The Twitterverse lit up during the documentary with #WhitePeople. Many tweeted their opinions that Jose Antonio Vargas – the illegal alien and Pulitzer-winning reporter who made the documentary – wasn’t “hard enough” on “white people” or shamed them enough. Tough crowd!
Many in the media, including Slate TV Critic Willa Paskin and Slate staff writer Aisha Harris, voiced their thoughts on the documentary. Paskin said:
This documentary is just one of the latest—but also one of the more high-profile—efforts to leave “colorblindness” behind and point out to white people that race is not just an issue for people of color, but an issue for everyone, one that bestows not just hardship, discrimination, and racism, but also privilege.
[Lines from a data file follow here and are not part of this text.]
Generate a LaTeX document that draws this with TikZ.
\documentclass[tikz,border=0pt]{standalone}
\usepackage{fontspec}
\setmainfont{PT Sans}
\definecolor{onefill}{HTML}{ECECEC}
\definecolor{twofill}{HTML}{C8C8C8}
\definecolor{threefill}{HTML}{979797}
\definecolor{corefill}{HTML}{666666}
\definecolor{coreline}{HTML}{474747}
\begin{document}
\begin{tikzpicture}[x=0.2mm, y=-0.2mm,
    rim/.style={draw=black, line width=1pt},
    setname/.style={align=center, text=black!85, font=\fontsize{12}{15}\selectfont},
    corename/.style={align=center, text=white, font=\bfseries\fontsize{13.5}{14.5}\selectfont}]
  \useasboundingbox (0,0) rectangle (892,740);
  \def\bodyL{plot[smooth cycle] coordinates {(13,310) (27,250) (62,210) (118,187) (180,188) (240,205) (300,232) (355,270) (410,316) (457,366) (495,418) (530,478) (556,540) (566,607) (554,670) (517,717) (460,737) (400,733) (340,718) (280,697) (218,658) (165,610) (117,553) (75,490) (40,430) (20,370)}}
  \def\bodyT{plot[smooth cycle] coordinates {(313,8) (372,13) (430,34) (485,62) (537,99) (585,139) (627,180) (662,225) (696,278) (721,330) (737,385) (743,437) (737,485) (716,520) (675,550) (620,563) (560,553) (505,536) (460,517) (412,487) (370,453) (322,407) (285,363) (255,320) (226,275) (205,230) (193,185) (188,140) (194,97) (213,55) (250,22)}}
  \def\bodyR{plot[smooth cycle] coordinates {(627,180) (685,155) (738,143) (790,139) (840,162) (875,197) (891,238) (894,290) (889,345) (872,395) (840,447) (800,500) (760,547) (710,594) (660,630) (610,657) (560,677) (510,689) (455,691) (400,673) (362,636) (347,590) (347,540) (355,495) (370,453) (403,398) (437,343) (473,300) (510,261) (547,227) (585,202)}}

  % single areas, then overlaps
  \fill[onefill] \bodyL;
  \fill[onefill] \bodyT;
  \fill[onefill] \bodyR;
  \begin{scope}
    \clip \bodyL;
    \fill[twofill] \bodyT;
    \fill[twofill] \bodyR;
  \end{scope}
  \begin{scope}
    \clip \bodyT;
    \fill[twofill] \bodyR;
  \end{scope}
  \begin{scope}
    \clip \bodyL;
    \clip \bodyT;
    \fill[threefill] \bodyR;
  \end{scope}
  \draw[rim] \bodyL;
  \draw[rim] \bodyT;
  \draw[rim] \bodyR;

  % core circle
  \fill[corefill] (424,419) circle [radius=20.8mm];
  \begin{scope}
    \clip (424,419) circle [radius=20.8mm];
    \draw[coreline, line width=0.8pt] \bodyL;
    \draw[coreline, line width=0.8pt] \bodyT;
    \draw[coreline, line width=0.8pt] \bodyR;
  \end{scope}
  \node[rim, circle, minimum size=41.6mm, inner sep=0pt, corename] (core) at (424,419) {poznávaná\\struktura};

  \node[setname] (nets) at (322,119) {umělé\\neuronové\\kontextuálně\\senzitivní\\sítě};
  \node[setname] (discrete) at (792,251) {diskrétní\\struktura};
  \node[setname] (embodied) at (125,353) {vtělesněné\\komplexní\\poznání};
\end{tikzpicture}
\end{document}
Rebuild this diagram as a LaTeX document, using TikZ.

To tip my hand a little, I think this is a pretty great idea for a documentary that was a little too remedial with and gentle on, well, white people...
Here are a few highlights from Slate’s negative review (in case you chose something better to do than waste your time on this documentary):
Paskin on lackluster conversations about race:
“Vargas approached the material as though he imagined he were speaking to white people who had thought about race almost not at all. The visits to various towns were, as you say, very basic and perfunctory—which was actually at odds with the conversations he seemed to be having in classrooms, conversations that framed those visits. Those classroom conversations were highly edited, but it did seem like some of the white people involved in them had a more complex understanding of race and the conversation around race. It made me wonder if the documentary might not have been better as just a taped town hall meeting.”
Paskin on Vargas’s attempt to explain “whiteness”:
“Vargas… is basically trying to teach white people that whiteness is not, in fact, like the air or the water but a race too, and to do so he … inadvertently drags two black women into breaking bread with someone who casually confesses to being racist and then forces them to contend with their much more well-developed feelings about racism. This conversation did feel remedial, but at the same time, when one of the black women left the table, having burst into tears about how casually the white women were using the term ghetto, it just became so obvious how much more substance and heat and pain there was there for her than the white people she was basically there to help educate.”
Harris on the topic of college scholarships:
“…When Vargas speaks with Nolan L. Cabrera, of the Education Policy Studies and Practice University of Arizona, who points out that white people receive the most merit-based scholarships out of any other ethnicity, and relays that information to her, she seems reluctant to fully acknowledge she was wrong to think her whiteness was working against her. Her non-white friend was sitting right there, and said he also hadn’t received a lot of scholarships, and she still hemmed and hawed. If there’s anything these sorts of scenes reiterate, it’s that, as you say, race just doesn’t carry the same emotional gravitas for white people as it does non-white people.”
Paskin on the language divide:
“He first introduces an Italian-American guy and his family, who he basically encourages, very nicely, to be as racist as they possibly could be on camera, a tack he takes in almost all of the other interviews as well. The family, like everyone else, takes the bait, but barely, complaining a little about how all the Asians immigrants who have moved into the neighborhood don’t speak English.”
Okay, come on. It’s not just white people who have issues with the language barrier – it’s anyone who has encountered the difficulty in communicating with someone who doesn’t speak English. Don’t just blame white people!
With final thoughts, Harris suggests lecturing the white people should go way longer than this:
“I think the stories and people he did choose to interview would have been served better in a mini-series format; one episode per person, over the course of a few days or weeks. This subject matter is way bigger than a 40-minute special…if we’re going to truly try to change how we address race in America, we have to, well, change how we address race in America: by devoting a significant amount of time to it at all, for starters.”